## BEGIN

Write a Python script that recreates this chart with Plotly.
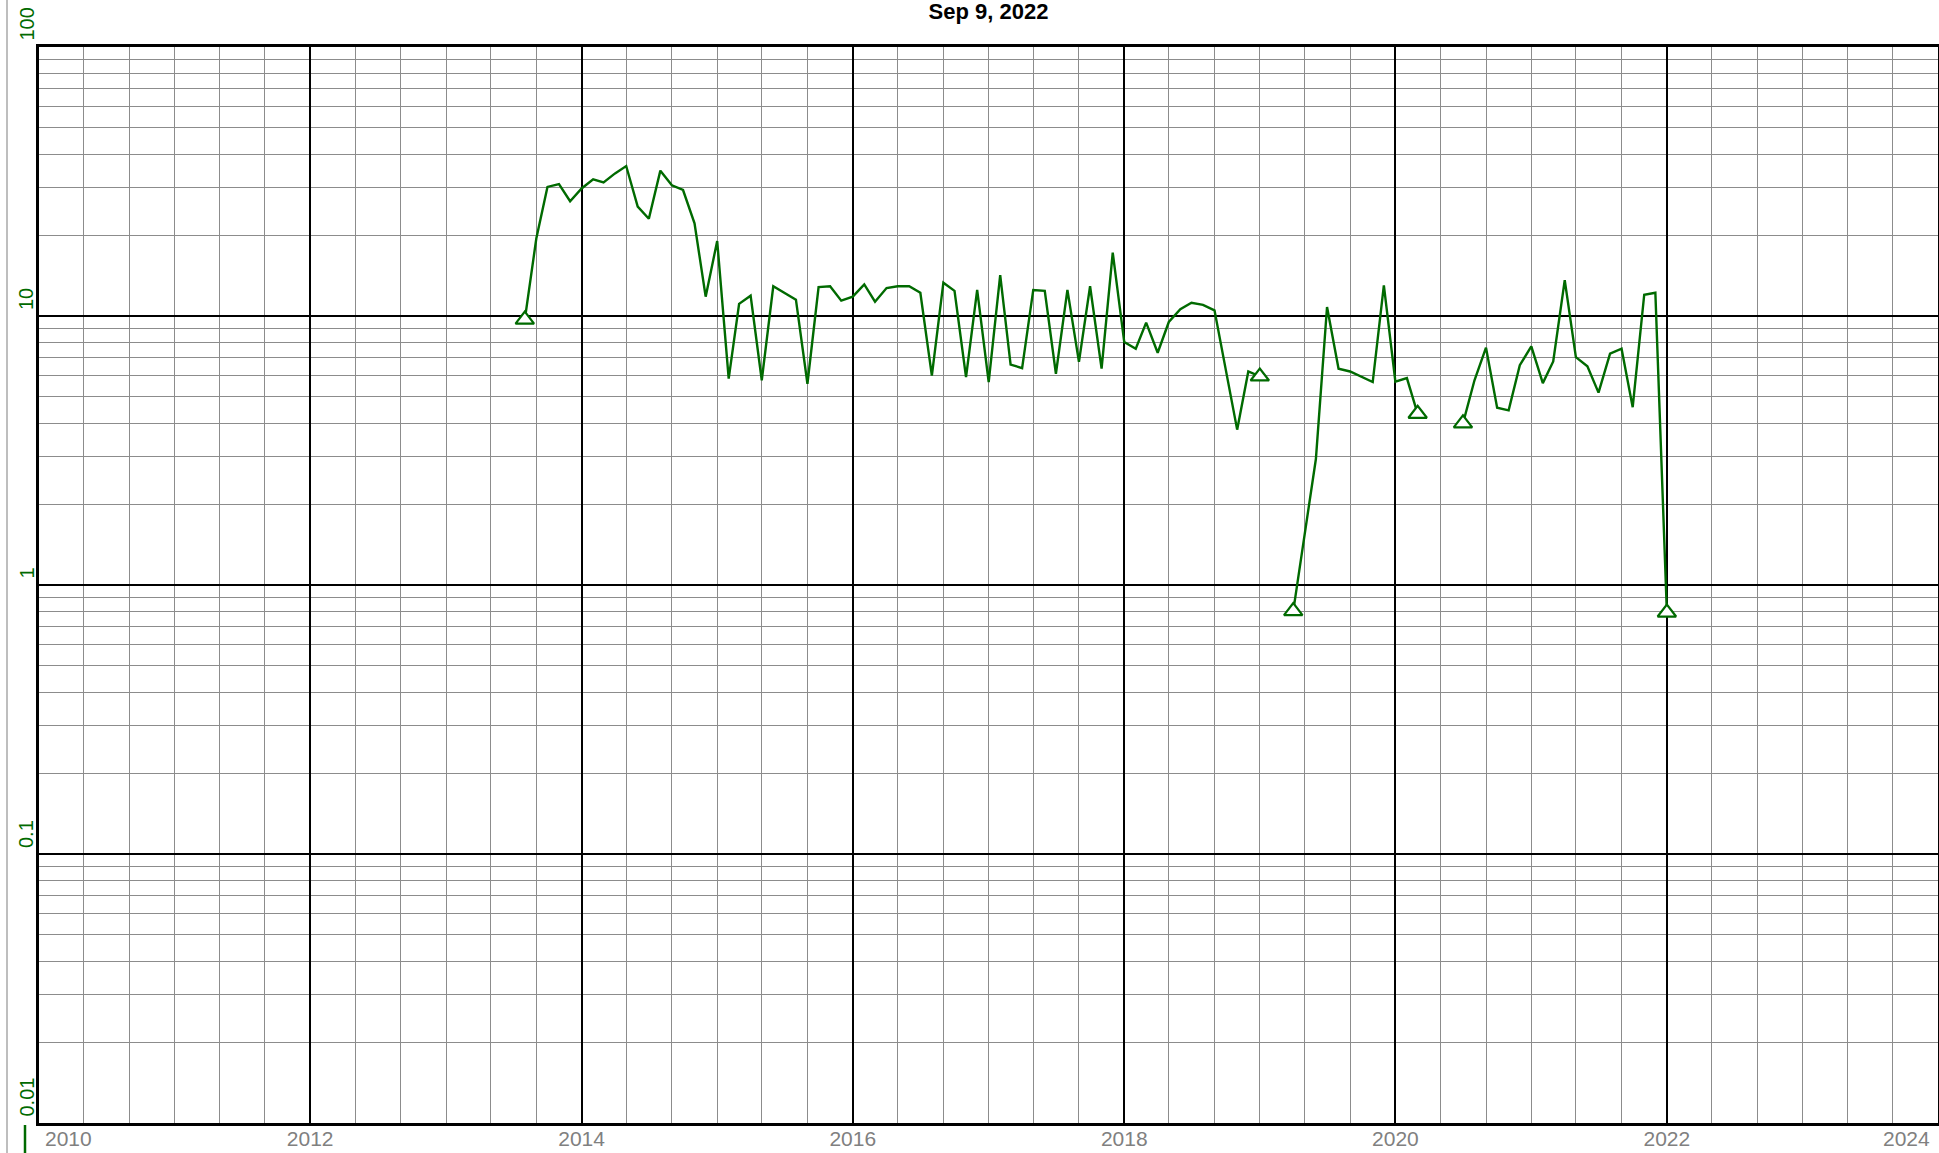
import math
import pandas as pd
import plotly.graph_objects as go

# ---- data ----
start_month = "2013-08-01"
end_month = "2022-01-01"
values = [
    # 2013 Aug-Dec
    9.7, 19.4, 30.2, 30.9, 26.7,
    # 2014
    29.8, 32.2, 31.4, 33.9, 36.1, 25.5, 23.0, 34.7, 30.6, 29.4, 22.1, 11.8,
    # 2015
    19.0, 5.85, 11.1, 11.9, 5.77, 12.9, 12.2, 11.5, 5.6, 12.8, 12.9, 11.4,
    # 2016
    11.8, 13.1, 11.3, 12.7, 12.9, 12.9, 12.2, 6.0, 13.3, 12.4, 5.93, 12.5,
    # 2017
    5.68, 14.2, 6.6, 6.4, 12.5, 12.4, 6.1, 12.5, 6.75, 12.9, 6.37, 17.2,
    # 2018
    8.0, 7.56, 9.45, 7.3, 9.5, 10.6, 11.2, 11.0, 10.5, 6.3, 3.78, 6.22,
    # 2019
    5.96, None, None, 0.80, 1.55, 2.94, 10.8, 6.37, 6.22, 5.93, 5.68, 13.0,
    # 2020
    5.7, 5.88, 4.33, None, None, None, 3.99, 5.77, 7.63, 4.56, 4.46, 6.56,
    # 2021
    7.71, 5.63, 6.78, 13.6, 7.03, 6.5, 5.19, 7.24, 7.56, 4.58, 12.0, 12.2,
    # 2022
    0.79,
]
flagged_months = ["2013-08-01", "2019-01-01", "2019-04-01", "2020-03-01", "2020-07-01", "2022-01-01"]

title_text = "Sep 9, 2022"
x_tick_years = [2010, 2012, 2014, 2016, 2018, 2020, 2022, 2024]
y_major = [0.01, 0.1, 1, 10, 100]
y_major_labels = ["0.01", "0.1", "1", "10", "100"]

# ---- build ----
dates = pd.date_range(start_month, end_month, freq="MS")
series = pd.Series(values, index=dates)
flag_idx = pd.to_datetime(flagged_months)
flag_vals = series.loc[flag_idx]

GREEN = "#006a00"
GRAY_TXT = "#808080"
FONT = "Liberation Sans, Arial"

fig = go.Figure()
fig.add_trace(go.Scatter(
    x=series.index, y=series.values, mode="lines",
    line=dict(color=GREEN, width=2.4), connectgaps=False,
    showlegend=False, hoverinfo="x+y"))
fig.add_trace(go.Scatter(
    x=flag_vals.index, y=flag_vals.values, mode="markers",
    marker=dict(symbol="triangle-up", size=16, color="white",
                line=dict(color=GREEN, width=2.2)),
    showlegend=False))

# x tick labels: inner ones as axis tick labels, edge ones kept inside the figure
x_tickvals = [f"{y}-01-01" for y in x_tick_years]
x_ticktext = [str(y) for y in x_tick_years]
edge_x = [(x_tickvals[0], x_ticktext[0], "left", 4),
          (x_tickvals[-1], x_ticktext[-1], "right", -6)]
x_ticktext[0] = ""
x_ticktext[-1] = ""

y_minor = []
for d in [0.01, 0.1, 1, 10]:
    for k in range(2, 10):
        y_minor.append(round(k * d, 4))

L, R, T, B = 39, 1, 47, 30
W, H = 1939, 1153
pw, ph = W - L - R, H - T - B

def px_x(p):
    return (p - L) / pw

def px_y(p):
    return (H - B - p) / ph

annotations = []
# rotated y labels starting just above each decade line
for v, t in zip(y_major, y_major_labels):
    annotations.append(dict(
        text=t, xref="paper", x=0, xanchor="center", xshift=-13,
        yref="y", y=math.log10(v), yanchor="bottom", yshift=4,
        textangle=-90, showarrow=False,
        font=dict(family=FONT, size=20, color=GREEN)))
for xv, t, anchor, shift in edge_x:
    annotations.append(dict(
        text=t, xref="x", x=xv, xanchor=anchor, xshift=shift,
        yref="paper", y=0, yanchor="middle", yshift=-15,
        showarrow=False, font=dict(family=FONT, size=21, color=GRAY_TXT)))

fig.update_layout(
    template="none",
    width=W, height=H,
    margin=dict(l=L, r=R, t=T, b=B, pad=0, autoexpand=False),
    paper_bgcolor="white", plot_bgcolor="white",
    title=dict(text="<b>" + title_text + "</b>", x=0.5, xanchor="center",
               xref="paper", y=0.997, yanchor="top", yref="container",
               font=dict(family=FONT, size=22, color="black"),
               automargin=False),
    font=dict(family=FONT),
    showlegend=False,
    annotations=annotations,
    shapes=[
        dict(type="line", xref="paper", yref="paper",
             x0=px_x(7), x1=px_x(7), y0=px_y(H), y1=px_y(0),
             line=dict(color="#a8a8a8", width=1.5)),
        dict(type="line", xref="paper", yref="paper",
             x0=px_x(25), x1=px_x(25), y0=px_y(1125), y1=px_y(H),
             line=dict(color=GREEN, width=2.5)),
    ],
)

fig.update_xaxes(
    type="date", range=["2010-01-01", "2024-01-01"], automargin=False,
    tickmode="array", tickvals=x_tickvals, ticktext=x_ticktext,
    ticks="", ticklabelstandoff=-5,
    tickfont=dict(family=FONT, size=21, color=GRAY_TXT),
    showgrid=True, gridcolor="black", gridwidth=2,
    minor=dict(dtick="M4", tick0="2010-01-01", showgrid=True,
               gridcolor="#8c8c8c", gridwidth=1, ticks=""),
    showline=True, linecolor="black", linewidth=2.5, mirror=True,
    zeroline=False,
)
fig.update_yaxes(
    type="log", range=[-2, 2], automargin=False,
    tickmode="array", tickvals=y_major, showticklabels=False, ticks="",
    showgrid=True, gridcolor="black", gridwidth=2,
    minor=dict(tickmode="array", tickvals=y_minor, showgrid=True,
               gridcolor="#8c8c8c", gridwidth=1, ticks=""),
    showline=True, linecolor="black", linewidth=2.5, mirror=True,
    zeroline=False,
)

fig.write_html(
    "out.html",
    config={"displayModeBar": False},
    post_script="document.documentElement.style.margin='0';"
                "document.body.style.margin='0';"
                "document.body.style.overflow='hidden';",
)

## END

The problem =>
Exactly as written, please give again the lines from the beginning of the listing through the line containing "import plotly.graph_objects as go", inclusive, without any pictures.

Solution =>
Write a Python script that recreates this chart with Plotly.
import math
import pandas as pd
import plotly.graph_objects as go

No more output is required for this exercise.